--- start ---

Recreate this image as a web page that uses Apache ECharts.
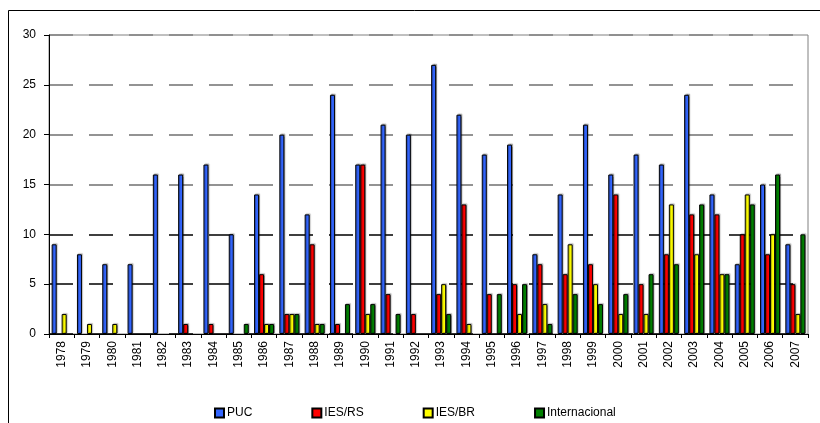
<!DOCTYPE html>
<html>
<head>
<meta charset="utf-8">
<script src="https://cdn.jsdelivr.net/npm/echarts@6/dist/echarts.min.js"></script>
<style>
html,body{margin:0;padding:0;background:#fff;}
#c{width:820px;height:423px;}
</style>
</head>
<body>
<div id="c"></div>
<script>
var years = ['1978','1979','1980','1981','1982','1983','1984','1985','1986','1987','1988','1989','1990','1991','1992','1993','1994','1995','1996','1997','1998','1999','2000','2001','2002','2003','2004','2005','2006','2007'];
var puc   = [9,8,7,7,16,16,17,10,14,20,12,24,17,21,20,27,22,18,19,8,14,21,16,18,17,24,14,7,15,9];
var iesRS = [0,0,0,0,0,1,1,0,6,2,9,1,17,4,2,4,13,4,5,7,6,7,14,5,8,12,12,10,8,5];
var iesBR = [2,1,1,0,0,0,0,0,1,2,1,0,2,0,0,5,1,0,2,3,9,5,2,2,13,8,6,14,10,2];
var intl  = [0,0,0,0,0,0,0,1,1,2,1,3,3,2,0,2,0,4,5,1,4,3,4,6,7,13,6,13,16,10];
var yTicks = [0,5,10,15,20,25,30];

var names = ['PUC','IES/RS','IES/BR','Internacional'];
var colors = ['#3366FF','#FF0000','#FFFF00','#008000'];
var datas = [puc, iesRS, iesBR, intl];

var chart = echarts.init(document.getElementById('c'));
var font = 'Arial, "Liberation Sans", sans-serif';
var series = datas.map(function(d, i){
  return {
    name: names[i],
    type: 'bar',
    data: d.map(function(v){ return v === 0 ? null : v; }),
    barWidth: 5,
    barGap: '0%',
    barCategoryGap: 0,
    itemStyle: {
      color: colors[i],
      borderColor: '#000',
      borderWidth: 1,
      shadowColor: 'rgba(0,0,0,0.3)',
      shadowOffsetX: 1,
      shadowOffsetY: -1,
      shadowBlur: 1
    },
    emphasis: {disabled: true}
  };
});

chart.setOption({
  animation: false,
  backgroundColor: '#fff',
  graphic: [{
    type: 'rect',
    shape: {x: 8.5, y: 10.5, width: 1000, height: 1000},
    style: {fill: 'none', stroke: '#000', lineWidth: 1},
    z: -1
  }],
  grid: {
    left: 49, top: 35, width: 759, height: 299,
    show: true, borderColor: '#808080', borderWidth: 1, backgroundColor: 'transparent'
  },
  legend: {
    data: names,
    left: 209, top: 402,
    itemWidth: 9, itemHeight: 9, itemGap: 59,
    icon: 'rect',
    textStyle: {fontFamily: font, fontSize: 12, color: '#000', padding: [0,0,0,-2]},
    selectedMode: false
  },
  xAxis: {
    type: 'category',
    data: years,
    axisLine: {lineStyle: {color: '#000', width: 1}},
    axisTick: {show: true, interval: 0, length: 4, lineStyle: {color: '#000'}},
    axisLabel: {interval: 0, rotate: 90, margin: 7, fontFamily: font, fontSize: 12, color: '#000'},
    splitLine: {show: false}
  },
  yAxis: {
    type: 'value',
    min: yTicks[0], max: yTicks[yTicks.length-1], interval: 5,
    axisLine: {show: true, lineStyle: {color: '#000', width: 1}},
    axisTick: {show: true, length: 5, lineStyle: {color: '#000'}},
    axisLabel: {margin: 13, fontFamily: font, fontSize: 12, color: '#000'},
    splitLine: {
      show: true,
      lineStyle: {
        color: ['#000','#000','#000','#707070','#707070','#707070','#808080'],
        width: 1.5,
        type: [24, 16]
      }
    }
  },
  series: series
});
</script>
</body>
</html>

--- end ---

• _Your task_
Using the data above, write out every line exactly, leaving the images behind.

• _Exercise answer_
Recreate this image as a web page that uses Apache ECharts.
<!DOCTYPE html>
<html>
<head>
<meta charset="utf-8">
<script src="https://cdn.jsdelivr.net/npm/echarts@6/dist/echarts.min.js"></script>
<style>
html,body{margin:0;padding:0;background:#fff;}
#c{width:820px;height:423px;}
</style>
</head>
<body>
<div id="c"></div>
<script>
var years = ['1978','1979','1980','1981','1982','1983','1984','1985','1986','1987','1988','1989','1990','1991','1992','1993','1994','1995','1996','1997','1998','1999','2000','2001','2002','2003','2004','2005','2006','2007'];
var puc   = [9,8,7,7,16,16,17,10,14,20,12,24,17,21,20,27,22,18,19,8,14,21,16,18,17,24,14,7,15,9];
var iesRS = [0,0,0,0,0,1,1,0,6,2,9,1,17,4,2,4,13,4,5,7,6,7,14,5,8,12,12,10,8,5];
var iesBR = [2,1,1,0,0,0,0,0,1,2,1,0,2,0,0,5,1,0,2,3,9,5,2,2,13,8,6,14,10,2];
var intl  = [0,0,0,0,0,0,0,1,1,2,1,3,3,2,0,2,0,4,5,1,4,3,4,6,7,13,6,13,16,10];
var yTicks = [0,5,10,15,20,25,30];

var names = ['PUC','IES/RS','IES/BR','Internacional'];
var colors = ['#3366FF','#FF0000','#FFFF00','#008000'];
var datas = [puc, iesRS, iesBR, intl];

var chart = echarts.init(document.getElementById('c'));
var font = 'Arial, "Liberation Sans", sans-serif';
var series = datas.map(function(d, i){
  return {
    name: names[i],
    type: 'bar',
    data: d.map(function(v){ return v === 0 ? null : v; }),
    barWidth: 5,
    barGap: '0%',
    barCategoryGap: 0,
    itemStyle: {
      color: colors[i],
      borderColor: '#000',
      borderWidth: 1,
      shadowColor: 'rgba(0,0,0,0.3)',
      shadowOffsetX: 1,
      shadowOffsetY: -1,
      shadowBlur: 1
    },
    emphasis: {disabled: true}
  };
});

chart.setOption({
  animation: false,
  backgroundColor: '#fff',
  graphic: [{
    type: 'rect',
    shape: {x: 8.5, y: 10.5, width: 1000, height: 1000},
    style: {fill: 'none', stroke: '#000', lineWidth: 1},
    z: -1
  }],
  grid: {
    left: 49, top: 35, width: 759, height: 299,
    show: true, borderColor: '#808080', borderWidth: 1, backgroundColor: 'transparent'
  },
  legend: {
    data: names,
    left: 209, top: 402,
    itemWidth: 9, itemHeight: 9, itemGap: 59,
    icon: 'rect',
    textStyle: {fontFamily: font, fontSize: 12, color: '#000', padding: [0,0,0,-2]},
    selectedMode: false
  },
  xAxis: {
    type: 'category',
    data: years,
    axisLine: {lineStyle: {color: '#000', width: 1}},
    axisTick: {show: true, interval: 0, length: 4, lineStyle: {color: '#000'}},
    axisLabel: {interval: 0, rotate: 90, margin: 7, fontFamily: font, fontSize: 12, color: '#000'},
    splitLine: {show: false}
  },
  yAxis: {
    type: 'value',
    min: yTicks[0], max: yTicks[yTicks.length-1], interval: 5,
    axisLine: {show: true, lineStyle: {color: '#000', width: 1}},
    axisTick: {show: true, length: 5, lineStyle: {color: '#000'}},
    axisLabel: {margin: 13, fontFamily: font, fontSize: 12, color: '#000'},
    splitLine: {
      show: true,
      lineStyle: {
        color: ['#000','#000','#000','#707070','#707070','#707070','#808080'],
        width: 1.5,
        type: [24, 16]
      }
    }
  },
  series: series
});
</script>
</body>
</html>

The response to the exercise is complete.